- **INFORMATION PROVIDED**
* * *

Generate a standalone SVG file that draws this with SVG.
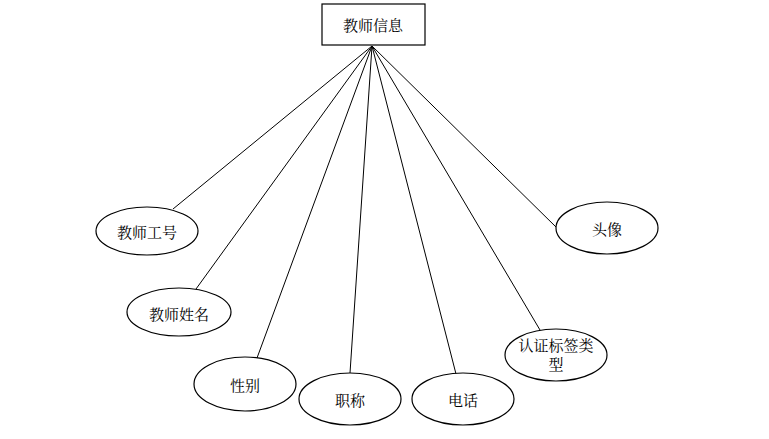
<svg xmlns="http://www.w3.org/2000/svg" width="769" height="439" viewBox="0 0 769 439">
<style>
.s{fill:#fff;stroke:#000;stroke-width:1.2}
.c line{stroke:#000;stroke-width:1}
text{font-family:"Noto Serif CJK SC","Noto Sans CJK SC",serif;font-size:15px;fill:#000;text-anchor:middle;dominant-baseline:central}
</style>
<rect width="769" height="439" fill="#fff"/>
<g class="c" id="connectors">
<line x1="372" y1="46" x2="173" y2="209"/>
<line x1="372" y1="46" x2="196" y2="289"/>
<line x1="372" y1="46" x2="257" y2="358"/>
<line x1="372" y1="46" x2="350" y2="373"/>
<line x1="372" y1="46" x2="456" y2="374"/>
<line x1="372" y1="46" x2="540" y2="330"/>
<line x1="372" y1="46" x2="557" y2="228"/>
</g>
<g id="teacher"><rect class="s" x="322" y="4" width="103" height="41"/><text x="373" y="24">教师信息</text></g>
<g id="id"><ellipse class="s" cx="147" cy="231" rx="51" ry="24"/><text x="147" y="231">教师工号</text></g>
<g id="name"><ellipse class="s" cx="179" cy="312" rx="52" ry="24"/><text x="179" y="313">教师姓名</text></g>
<g id="gender"><ellipse class="s" cx="245" cy="384" rx="51" ry="27"/><text x="245" y="384">性别</text></g>
<g id="title"><ellipse class="s" cx="350" cy="399" rx="51" ry="26"/><text x="350" y="399">职称</text></g>
<g id="phone"><ellipse class="s" cx="463" cy="399" rx="51" ry="26"/><text x="463" y="399">电话</text></g>
<g id="cert"><ellipse class="s" cx="556" cy="355" rx="51" ry="26"/><text x="556" y="344">认证标签类</text><text x="556" y="363">型</text></g>
<g id="avatar"><ellipse class="s" cx="607" cy="228" rx="51" ry="26"/><text x="607" y="228">头像</text></g>
</svg>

* * *

Print the whole listing above once more, word for word, without its pictures.

- **THE RESULT**
Generate a standalone SVG file that draws this with SVG.
<svg xmlns="http://www.w3.org/2000/svg" width="769" height="439" viewBox="0 0 769 439">
<style>
.s{fill:#fff;stroke:#000;stroke-width:1.2}
.c line{stroke:#000;stroke-width:1}
text{font-family:"Noto Serif CJK SC","Noto Sans CJK SC",serif;font-size:15px;fill:#000;text-anchor:middle;dominant-baseline:central}
</style>
<rect width="769" height="439" fill="#fff"/>
<g class="c" id="connectors">
<line x1="372" y1="46" x2="173" y2="209"/>
<line x1="372" y1="46" x2="196" y2="289"/>
<line x1="372" y1="46" x2="257" y2="358"/>
<line x1="372" y1="46" x2="350" y2="373"/>
<line x1="372" y1="46" x2="456" y2="374"/>
<line x1="372" y1="46" x2="540" y2="330"/>
<line x1="372" y1="46" x2="557" y2="228"/>
</g>
<g id="teacher"><rect class="s" x="322" y="4" width="103" height="41"/><text x="373" y="24">教师信息</text></g>
<g id="id"><ellipse class="s" cx="147" cy="231" rx="51" ry="24"/><text x="147" y="231">教师工号</text></g>
<g id="name"><ellipse class="s" cx="179" cy="312" rx="52" ry="24"/><text x="179" y="313">教师姓名</text></g>
<g id="gender"><ellipse class="s" cx="245" cy="384" rx="51" ry="27"/><text x="245" y="384">性别</text></g>
<g id="title"><ellipse class="s" cx="350" cy="399" rx="51" ry="26"/><text x="350" y="399">职称</text></g>
<g id="phone"><ellipse class="s" cx="463" cy="399" rx="51" ry="26"/><text x="463" y="399">电话</text></g>
<g id="cert"><ellipse class="s" cx="556" cy="355" rx="51" ry="26"/><text x="556" y="344">认证标签类</text><text x="556" y="363">型</text></g>
<g id="avatar"><ellipse class="s" cx="607" cy="228" rx="51" ry="26"/><text x="607" y="228">头像</text></g>
</svg>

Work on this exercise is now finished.